It's not pointless at all. For long-term maintenance, the community strength and level of active development is just as important (and sometimes more important) than minor feature differences.
I would often rather use a decade-old project that was developed solo by a world-class expert dumping code over the wall once every 6 months than a community project being hacked on by 100 amateurs.
Without additional context I find recency of last commit and number of committers to be almost impossible to draw useful conclusions from.
I wish this both-lazy-and-condescending missing-the-point hand-wavy-analogy argument style would die already.
The earlier poster in this thread implied that number of contributors and recency of commits in one of two competing github projects was evidence that it was better.
My point is that these are inadequate (often totally misleading) heuristics unless both projects are otherwise extremely similar, which they usually are not, and even then are usually not very useful heuristics compared to other ways of comparing the projects.

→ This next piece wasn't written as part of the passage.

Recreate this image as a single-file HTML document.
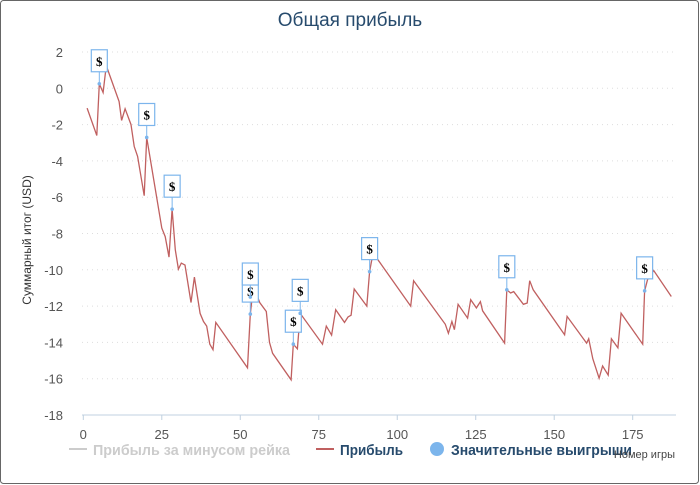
<!DOCTYPE html>
<html><head><meta charset="utf-8"><style>
html,body{margin:0;padding:0;background:#fff;}
body{width:700px;height:485px;overflow:hidden;}
svg{display:block;font-family:"Liberation Sans Narrow","Liberation Sans","DejaVu Sans",sans-serif;}
</style></head><body>
<svg id="chart" width="700" height="485">
<rect x="0.5" y="0.5" width="698" height="483" rx="3" fill="#fff" stroke="#666"/>
<text x="350" y="26" text-anchor="middle" font-size="19" fill="#274b6d">Общая прибыль</text>
<text transform="translate(31,240) rotate(-90)" text-anchor="middle" font-size="12" fill="#333" font-family="Liberation Sans, sans-serif">Суммарный итог (USD)</text>
<g id="grid"></g><g id="yticks"></g><g id="xticks"></g>
<line x1="82" y1="415" x2="676" y2="415" stroke="#c0d0e0"/>
<g id="series"></g><g id="markers"></g>
<g>
<g>
<line x1="69" y1="449" x2="87" y2="449" stroke="#ccc" stroke-width="2"/>
<text x="93" y="455" font-size="15" font-weight="bold" fill="#ccc" textLength="197" lengthAdjust="spacingAndGlyphs">Прибыль за минусом рейка</text></g>
<g>
<line x1="316" y1="449" x2="334" y2="449" stroke="#c06060" stroke-width="2"/>
<text x="340" y="455" font-size="15" font-weight="bold" fill="#274b6d" textLength="63" lengthAdjust="spacingAndGlyphs">Прибыль</text></g>
<g>
<circle cx="437" cy="449" r="7" fill="#7cb5ec"/>
<text x="451" y="455" font-size="15" font-weight="bold" fill="#274b6d" textLength="181" lengthAdjust="spacingAndGlyphs">Значительные выигрыши</text></g>
</g>
<text x="675" y="458" text-anchor="end" font-size="11" fill="#444" font-family="Liberation Sans, sans-serif">Номер игры</text>
</svg>
<script>
const yTicks=[2,0,-2,-4,-6,-8,-10,-12,-14,-16,-18];
const xTicks=[0,25,50,75,100,125,150,175];
const games=[1.2,4.3,5.1,6.3,7.1,7.7,11.4,12.2,13.3,15.2,16.2,17.3,19.4,20.2,25,26.1,27.3,28.3,29.3,30.3,31.2,32.4,34.3,35.4,37.2,38.3,39.3,40.3,41.3,42.2,52.3,53.2,54.2,56.2,58.3,59.3,60.3,66.2,66.9,68.2,69.1,76.2,77.4,79.1,80.4,83.2,84.3,85.3,86.3,90.3,91.2,91.9,93.5,104.3,105.2,115.3,116.3,117.4,118.2,119.4,122.4,123.4,125.2,126.5,127.2,134.2,134.9,136.1,137.1,140.2,141.4,142.2,143.3,153.3,154.1,160.3,161,162.3,164.3,165.4,167.2,168.2,170.3,171.3,178.2,178.8,179.7,181.7,187.3];
const profit=[-1.09,-2.6,0.25,-0.23,0.93,1.06,-0.73,-1.77,-1.13,-2.0,-3.2,-3.75,-5.92,-2.71,-7.7,-8.17,-9.3,-6.66,-8.9,-9.96,-9.63,-9.74,-11.8,-10.4,-12.4,-12.85,-13.1,-14.1,-14.4,-12.9,-15.4,-12.44,-10.9,-11.8,-12.3,-14.0,-14.6,-16.06,-14.1,-14.35,-12.4,-14.1,-13.1,-13.6,-12.2,-12.9,-12.6,-12.5,-11.06,-12.0,-10.1,-9.45,-9.36,-12.0,-10.6,-13.0,-13.5,-12.85,-13.3,-11.9,-12.66,-11.65,-12.1,-11.75,-12.26,-14.04,-11.1,-11.28,-11.2,-11.9,-11.83,-10.6,-11.1,-13.58,-12.57,-14.04,-13.8,-14.9,-15.97,-15.3,-15.8,-13.8,-14.3,-12.39,-14.1,-11.16,-10.55,-10.04,-11.47];
const winGames=[5.1,20.2,28.3,53.2,53.2,66.9,69.1,91.2,134.9,178.8];
const winValues=[0.25,-2.71,-6.66,-12.44,-11.5,-14.1,-12.4,-10.1,-11.1,-11.16];
const NS='http://www.w3.org/2000/svg';
const X=v=>83.3+v*((632.7-83.3)/175);
const Y=v=>415-(v+18)*(363/20);
function mk(tag,attrs,parent){const e=document.createElementNS(NS,tag);for(const k in attrs)e.setAttribute(k,attrs[k]);parent.appendChild(e);return e;}
const grid=document.getElementById('grid'),yt=document.getElementById('yticks'),xt=document.getElementById('xticks');
yTicks.forEach(t=>{
 if(t!==-18){const l=mk('line',{x1:82,x2:676,y1:Y(t),y2:Y(t),stroke:'#ddd','stroke-dasharray':'1,4'},grid);
 
 }
 const tx=mk('text',{x:63,y:Y(t)+5,'text-anchor':'end','font-size':13,fill:'#555'},yt);
 
 
 tx.textContent=t;
});
xTicks.forEach(t=>{
 const l=mk('line',{x1:X(t),x2:X(t),y1:415,y2:420,stroke:'#c0d0e0'},xt);
 
 
 const tx=mk('text',{x:X(t),y:439,'text-anchor':'middle','font-size':13,fill:'#555'},xt);
 
 
 tx.textContent=t;
});
const pts=games.map((g,i)=>X(g).toFixed(1)+','+Y(profit[i]).toFixed(1)).join(' ');
const pl=mk('polyline',{points:pts,fill:'none',stroke:'#c06060','stroke-width':1.3},document.getElementById('series'));


const mg=document.getElementById('markers');
winGames.forEach((g,i)=>{
 const px=X(g),py=Y(winValues[i]);
 const grp=mk('g',{},mg);
 
 
 mk('line',{x1:px,y1:py,x2:px,y2:py-12,stroke:'#7cb5ec','stroke-width':1},grp);
 mk('circle',{cx:px,cy:py,r:1.8,fill:'#7cb5ec'},grp);
 mk('rect',{x:px-8,y:py-34,width:16,height:22,fill:'#fff',stroke:'#7cb5ec','stroke-width':1.2},grp);
 const t=mk('text',{x:px,y:py-18,'text-anchor':'middle','font-size':13,'font-weight':'bold',fill:'#000','font-family':'Liberation Serif, serif'},grp);
 t.textContent='$';
});
</script>
</body></html>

Unless you know who the authors are, what the project management/organization style is, how the project is funded / what level of commitment the authors have, what the project release cycle is like, etc., or unless you directly examine the code yourself, the only thing that looking at the most recent git commit tells you is how recently someone published public code changes. Which is not something that anyone evaluating two projects cares about directly, but only as some heuristic signal of other features that might be more costly to examine.

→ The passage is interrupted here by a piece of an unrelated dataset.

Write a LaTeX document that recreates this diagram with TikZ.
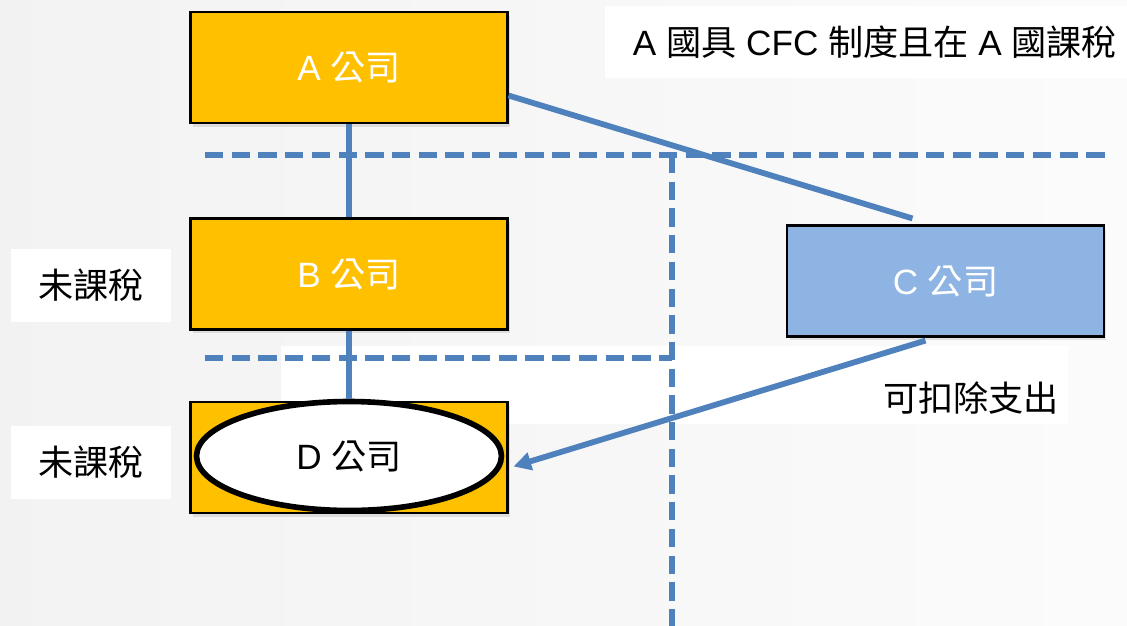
\documentclass[tikz,border=0pt]{standalone}
\usepackage{fontspec}
\setmainfont{Liberation Sans}
\newfontfamily\cjk{Noto Sans CJK TC}
\usetikzlibrary{arrows.meta, calc, shapes.geometric, shadows}
\definecolor{boxorange}{HTML}{FFC000}
\definecolor{boxblue}{HTML}{8EB4E3}
\definecolor{lineblue}{HTML}{4F81BD}
\newcommand{\zh}[1]{{\cjk #1}}
\tikzset{
  company/.style={draw=black, line width=1.2pt, minimum width=6.34cm, minimum height=2.22cm,
    text=white, font=\fontsize{20}{24}\selectfont,
    drop shadow={opacity=0.2, shadow xshift=0.05cm, shadow yshift=-0.08cm}},
  note/.style={fill=white, inner sep=0pt, font=\fontsize{20}{24}\selectfont},
  divider/.style={lineblue, line width=3.4pt, dash pattern=on 10.4pt off 4.8pt},
  link/.style={lineblue, line width=3.3pt},
}
\begin{document}
\begin{tikzpicture}[x=0.02cm, y=-0.02cm]
      \useasboundingbox (0,0) rectangle (1127,626);
      \fill[left color=gray!10, right color=gray!3] (0,0) rectangle (1127,626);

      % white text boxes
      \node[note, minimum width=10.8cm, minimum height=1.44cm] (title) at (875,42)
        {A \zh{國具} CFC \zh{制度且在} A \zh{國課稅}};
      \node[note, minimum width=3.2cm, minimum height=1.46cm] (untaxB) at (91,285.5) {\zh{未課稅}};
      \node[note, minimum width=3.2cm, minimum height=1.46cm] (untaxD) at (91,462.5) {\zh{未課稅}};
      \fill[white] (281,346) rectangle (1068,424);
      \node[note, fill=none] (deduct) at (971,398) {\zh{可扣除支出}};

      % country borders
      \draw[divider] (205,155) -- (1105,155);
      \draw[divider] (672,155) -- (672,626);
      \draw[divider] (205,358) -- (672,358);

      % companies
      \node[company, fill=boxorange] (A) at (349,67.5) {A \zh{公司}};
      \node[company, fill=boxorange] (B) at (349,274) {B \zh{公司}};
      \node[company, fill=boxorange] (D) at (349,457.5) {};
      \node[ellipse, draw=black, line width=3.2pt, fill=white, inner sep=0pt,
        minimum width=6.1cm, minimum height=2.18cm, font=\fontsize{20}{24}\selectfont] (Dname) at (349,456) {D \zh{公司}};
      \node[company, fill=boxblue] (C) at (945.5,281) {C \zh{公司}};

      % ownership and payment
      \draw[link] (A.south) -- (B.north);
      \draw[link] (B.south) -- (Dname.north);
      \draw[link] ($(A.east)+(0,28)$) -- ($(C.north)+(-33,-6)$);
      \draw[link, -{Triangle[length=10pt, width=10pt]}] ($(C.south)+(-20,3)$) -- ($(D.east)+(5,9)$);
    \end{tikzpicture}
\end{document}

But note that commit recency doesn’t give a remotely useful sense of how extensible the project is, how readable or efficient the code is, how well designed the API is, how good the documentation is, how friendly the community is, how competent the project management is, .....
If we want to make a car analogy, it’s like choosing which car to buy based on how frequently the company introduces new models, or how many engineers they employ, rather than based on customer reviews, reliability estimates, accessibility of mechanics, gas mileage, top speed, or storage capacity.
Your argument is basically analogous to: “because the average car with frequent updates is better than the average car with infrequent model updates, criticizing that as a primary criterion for choosing a car is an invalid argument”. Notice that you haven’t even bothered to examine whether your premise about the relation between updates and quality is true, or whether that average relationship makes update frequency a practically useful heuristic or not.
You are arguing a red herring. I never posited that update frequency is the only useful metric, or that you shouldn't consider how well the library itself works. You should consider all the aspects that are relevant to your use cases...and often this should include the community strength, along with the intrinsic library design, funding, documentation, etc. Certainly you shouldn't stop at the library design and code itself, that is just one of many considerations to weigh when adopting a dependency.
In the absence of any other information, the more recently updated codebase is preferred to the least recently updated, for the same reason that an abandoned codebase is dispreferable.
Alternative equally speculative conclusion from the same data: the very-in-flux code is so shoddy that there are constant security bugs needing weekly fixes, whereas the stable and relatively inactive code is so rock solid that nobody ever needs to touch it for it to keep working.
For example, how often does DJB publish new code changes to his various projects?
You are right, but we don't the proficiency of the developers. The best info we have is the repository update info. That's what you have to quickly compare the projects.